The second is intellectual honesty. The strongest essays don't resolve too neatly. They sit with discomfort, acknowledge uncertainty, or describe a change in thinking without claiming the new understanding is final. Readers are tired of growth arcs.
The third is voice consistency. The essay should sound like you across all 650 words. If the opening is conversational and the closing is formal, the reader feels the seams. Read it aloud; the parts that don't sound like you should go.
The fourth is active verbs and concrete nouns. Adjective stacks (“incredibly complex and multifaceted challenge”) lose to specific nouns (“the proof I couldn't get past for three weeks”). Most weak Common App essays are weak at the sentence level, not the structural level.
The fifth is resisting the obvious move. The first idea you have for a prompt is the idea every other applicant also has. Sit with the prompt for a day. The second or third idea is usually the one worth writing.
FAQ
How many Common App essay prompts are there for 2026-2027?
There are 7 Common App essay prompts for the 2026-2027 cycle.

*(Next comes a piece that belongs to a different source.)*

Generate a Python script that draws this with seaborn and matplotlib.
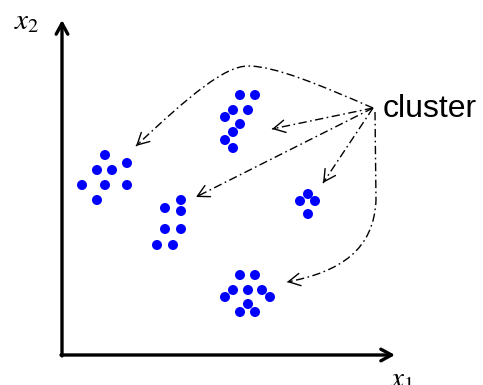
import numpy as np
import pandas as pd
import matplotlib
matplotlib.use("Agg")
import matplotlib.pyplot as plt
from matplotlib.path import Path
from matplotlib.patches import PathPatch
import seaborn as sns

# Feature-space samples, grouped by cluster (x1, x2)
cluster_a_x1 = [4.3, 6.5, 3.5, 5.0, 2.0, 4.3, 6.5, 3.5]
cluster_a_x2 = [20.0, 19.2, 18.5, 18.5, 17.0, 17.0, 17.0, 15.5]

cluster_b_x1 = [17.8, 19.3, 17.1, 18.6, 16.3, 17.8, 17.1, 16.3, 17.1]
cluster_b_x2 = [26.0, 26.0, 24.5, 24.5, 23.8, 23.1, 22.3, 21.5, 20.7]

cluster_c_x1 = [11.9, 10.3, 11.9, 10.3, 11.9, 9.5, 11.1]
cluster_c_x2 = [15.5, 14.7, 14.4, 12.6, 12.6, 11.0, 11.0]

cluster_d_x1 = [24.6, 23.8, 25.3, 24.6]
cluster_d_x2 = [16.1, 15.4, 15.4, 14.1]

cluster_e_x1 = [17.8, 19.3, 17.1, 18.6, 20.0, 16.3, 20.8, 18.6, 17.8, 19.3]
cluster_e_x2 = [8.0, 8.0, 6.5, 6.5, 6.5, 5.8, 5.8, 5.1, 4.3, 4.3]

label_text = "cluster"
axis_labels = ["$x_1$", "$x_2$"]

groups = {
    "A": (cluster_a_x1, cluster_a_x2),
    "B": (cluster_b_x1, cluster_b_x2),
    "C": (cluster_c_x1, cluster_c_x2),
    "D": (cluster_d_x1, cluster_d_x2),
    "E": (cluster_e_x1, cluster_e_x2),
}
df = pd.concat(
    [pd.DataFrame({"x1": a, "x2": b, "cluster": k}) for k, (a, b) in groups.items()],
    ignore_index=True,
)

sns.set_style("white")
plt.rcParams["mathtext.fontset"] = "stix"
plt.rcParams["text.color"] = "black"

fig = plt.figure(figsize=(4.83, 3.85), dpi=100)
ax = fig.add_axes([0, 0, 1, 1])
ax.set_xlim(-6.2, 42.1)
ax.set_ylim(-3.0, 35.5)
ax.axis("off")

sns.scatterplot(data=df, x="x1", y="x2", color="#0000ff", s=52,
                edgecolor="none", legend=False, ax=ax, zorder=3)

# Coordinate axes with arrowheads
axis_kw = dict(arrowstyle="->,head_length=0.55,head_width=0.3", lw=2.4,
               color="black", shrinkA=0, shrinkB=0, mutation_scale=14)
ax.annotate("", xy=(0, 33.5), xytext=(0, -0.1), arrowprops=axis_kw)
ax.annotate("", xy=(33.3, 0), xytext=(-0.1, 0), arrowprops=axis_kw)

ax.text(-4.8, 32.6, axis_labels[1], fontsize=21, va="baseline", ha="left",
        color="black")
ax.text(32.8, -3.2, axis_labels[0], fontsize=21, va="baseline", ha="left",
        color="black")

ax.text(32.1, 23.8, label_text, fontsize=23, family="Liberation Sans",
        va="baseline", ha="left", color="black")

dash = (0, (6, 2.5, 1.2, 2.5))
line_kw = dict(color="black", lw=1.0, linestyle=dash)
head_kw = dict(arrowstyle="->,head_length=0.6,head_width=0.32", lw=1.0,
               color="black", shrinkA=0, shrinkB=0, mutation_scale=14)


def head(tip, prev):
    tip = np.asarray(tip, float)
    prev = np.asarray(prev, float)
    d = tip - prev
    d = d / np.hypot(*d)
    ax.annotate("", xy=tip, xytext=tip - 0.4 * d, arrowprops=head_kw)


origin = (31.1, 24.7)

# straight pointers
for tip in [(21.0, 22.6), (13.4, 15.8), (26.1, 17.2)]:
    ax.plot([origin[0], tip[0]], [origin[1], tip[1]], **line_kw)
    head(tip, origin)

# curved pointer over the top to the left group
verts = [origin, (25.8, 27.0), (21.3, 28.9), (18.6, 28.9),
         (16.3, 28.9), (12.8, 26.0), (7.4, 20.9)]
codes = [Path.MOVETO] + [Path.CURVE4] * 6
ax.add_patch(PathPatch(Path(verts, codes), fill=False, **line_kw))
head(verts[-1], verts[-2])

# curved pointer down the right side to the bottom group
verts = [(31.3, 24.3), (31.4, 15.5), (31.2, 10.5), (27.8, 8.3), (22.5, 7.3)]
codes = [Path.MOVETO, Path.LINETO, Path.CURVE4, Path.CURVE4, Path.CURVE4]
ax.add_patch(PathPatch(Path(verts, codes), fill=False, **line_kw))
head(verts[-1], verts[-2])

fig.savefig("out.png", dpi=100)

You choose one and write a single 650-word personal statement in response.
What is the Common App essay word limit?
The Common App personal statement is capped at 650 words. The minimum is 250 words, but virtually all competitive applications come in between 600 and 650.
Did the Common App essay prompts change for 2026-2027?
The Common App typically holds essay prompts steady year over year, with occasional minor edits. The 2026-2027 prompts are functionally the same as the 2025-2026 cycle's. Always verify on the official Common Application website before drafting.
Which Common App prompt is the easiest?
There is no 'easy' prompt. Each prompt rewards different kinds of stories. The right prompt is the one that fits the essay you actually need to write. Picking based on perceived ease is a mistake; picking based on fit produces the strongest essays.
Do all colleges use the Common App?
Most selective four-year U.S. universities use the Common Application. A handful (like the University of California system, Georgetown, and MIT) use their own application platform. Always check each school's specific application requirements.
Should I write a different essay for each college that uses the Common App?
No. The Common App personal statement is one essay sent to every Common App school. You can edit between cycles but the same essay is shared across all your Common App applications. School-specific supplements are separate.
Last verified May 2026. Always confirm prompts on the official Common Application website before drafting.